Ice Swimming Chess
9.11.2015




Once upon a time there was a PhD student. He studied, made his research, and eventually had his dissertation: Karol Waga's dissertation. Every successful dissertation will be followed by a karonkka party. Karol rented the entire polar bear club. We had nice dinner and party there. Sauna and swimming in the lake included.
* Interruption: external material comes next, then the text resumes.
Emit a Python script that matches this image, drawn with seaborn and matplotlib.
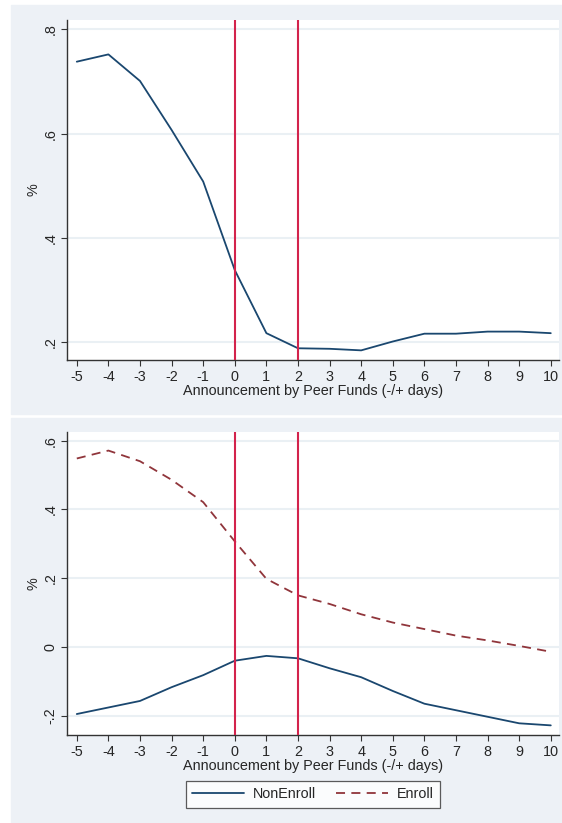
import numpy as np
import pandas as pd
import matplotlib
matplotlib.use("Agg")
import matplotlib.pyplot as plt
import seaborn as sns
from matplotlib.patches import Rectangle

# event days relative to the announcement
days = list(range(-5, 11))

# top panel: all funds
overall = [0.738, 0.752, 0.701, 0.607, 0.508, 0.338, 0.217, 0.188,
           0.187, 0.184, 0.201, 0.216, 0.216, 0.220, 0.220, 0.217]

# bottom panel: split by enrollment
non_enroll = [-0.195, -0.176, -0.157, -0.117, -0.082, -0.040, -0.026, -0.033,
              -0.062, -0.088, -0.128, -0.165, -0.184, -0.203, -0.222, -0.228]
enroll = [0.548, 0.571, 0.540, 0.486, 0.421, 0.307, 0.198, 0.150,
          0.125, 0.095, 0.071, 0.052, 0.033, 0.019, 0.003, -0.014]

event_lines = [0, 2]
xticks = days
top_yticks = [0.2, 0.4, 0.6, 0.8]
top_ylabels = [".2", ".4", ".6", ".8"]
bot_yticks = [-0.2, 0.0, 0.2, 0.4, 0.6]
bot_ylabels = ["-.2", "0", ".2", ".4", ".6"]
xlabel = "Announcement by Peer Funds (-/+ days)"
ylabel = "%"

navy = "#1A476F"
maroon = "#90353B"
red = "#D3234C"
bg = "#EDF1F6"
grid_c = "#EAF0F4"
fs = 10.4

sns.set_style("ticks")
plt.rcParams['font.family'] = ['Liberation Sans', 'DejaVu Sans']

W, H = 562, 823
fig = plt.figure(figsize=(W / 100, H / 100), dpi=100)
fig.patch.set_facecolor("white")

# Stata-like graph regions
fig.patches.append(Rectangle((11 / W, 1 - 414 / H), (W - 11) / W, 409 / H,
                             transform=fig.transFigure, color=bg, zorder=-10))
fig.patches.append(Rectangle((11 / W, 0), (W - 11) / W, 1 - 418 / H,
                             transform=fig.transFigure, color=bg, zorder=-10))


def fig_axes(x0, y0, x1, y1):
    return fig.add_axes([x0 / W, 1 - y1 / H, (x1 - x0) / W, (y1 - y0) / H])


ax1 = fig_axes(67, 20, 559, 360)
ax2 = fig_axes(67, 432, 559, 735)

df_top = pd.DataFrame({"day": days, "value": overall})
sns.lineplot(data=df_top, x="day", y="value", ax=ax1, color=navy, linewidth=1.3)

df_bot = pd.DataFrame({
    "day": days * 2,
    "value": non_enroll + enroll,
    "group": ["NonEnroll"] * len(days) + ["Enroll"] * len(days),
})
sns.lineplot(data=df_bot, x="day", y="value", hue="group", style="group",
             palette={"NonEnroll": navy, "Enroll": maroon},
             dashes={"NonEnroll": "", "Enroll": (5, 3.5)},
             ax=ax2, linewidth=1.3, legend=False)


def style_axis(ax, yticks, ylabels, ylim):
    ax.set_facecolor("white")
    for v in event_lines:
        ax.axvline(v, color=red, linewidth=1.5, zorder=3)
    for t in yticks:
        ax.axhline(t, color=grid_c, linewidth=1.5, zorder=0)
    ax.set_xlim(-5.31, 10.26)
    ax.set_ylim(*ylim)
    ax.set_xticks(xticks)
    ax.set_xticklabels([str(d) for d in xticks], fontsize=fs)
    ax.set_yticks(yticks)
    ax.set_yticklabels(ylabels, fontsize=fs, rotation=90, va="center")
    ax.set_xlabel(xlabel, fontsize=fs, labelpad=0)
    ax.set_ylabel(ylabel, fontsize=fs, labelpad=2)
    for s in ["top", "right"]:
        ax.spines[s].set_visible(False)
    for s in ["left", "bottom"]:
        ax.spines[s].set_color("#333333")
        ax.spines[s].set_linewidth(1.0)
    ax.tick_params(axis="both", length=4, width=0.8, color="#333333", pad=3)


style_axis(ax1, top_yticks, top_ylabels, (0.1655, 0.818))
style_axis(ax2, bot_yticks, bot_ylabels, (-0.256, 0.625))

handles = [plt.Line2D([], [], color=navy, linewidth=1.3),
           plt.Line2D([], [], color=maroon, linewidth=1.3, dashes=(5, 3.5))]
leg = fig.legend(handles, ["NonEnroll", "Enroll"], loc="center",
                 bbox_to_anchor=(313 / W, 1 - 794.5 / H), ncol=2, fontsize=fs,
                 frameon=True, fancybox=False, handlelength=3.6,
                 handletextpad=0.6, columnspacing=1.4, borderpad=0.45)
leg.get_frame().set_edgecolor("#333333")
leg.get_frame().set_linewidth(0.9)

fig.savefig("out.png", dpi=100, facecolor="white")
Then Karol had his idea that let's play some ice swimming chess. Few rounds in the sauna, and I eventually came up with the following rules. Six volunteers were found and two teams were formed accordingly. Karol as the hero of the night choose Pasi and Mikko Malinen into his team. Andrei, Radu and Adam Ludvig formed the other team. (don't remember anymore)

Rules

The players in a team were organized so that one was playing, one is in sauna, and one is moving to/from the sauna. The team member who is playing must first dip into the water (down to the neck) after which he is allowed to make the chess move. Normal sport chess rules applies: no turns, one can move immediately after the swimming task is completed. The team member who is playing will do this swim+chess sequence two times after which change must happen and he should go to sauna. One person should be in sauna all the time. No running is allowed, player's shall move only by walking.

The game

Game started and few rounds were happily played. But as you can guess, this one can become quite challenging for an inexperienced ice swimmer. :-) So what happened is that Andrei started to hesitate going into the water and eventually refused to do it anymore, despite that Radu was shouting "get into the water!". Meanwhile, the opponen team continued playing and taking piece after pieces. Then Radu realized that Pasi had left sauna too early and started to claim win due to breaking the rules. After short discussions the playing was stopped.

Well, we tried. It was fun as long as it lasted. Maybe we try it again another time, maybe not. :-) Pasi and Karol decided to move the board into the sauna and played there few rounds of normal chess. Dipping into the water between each game.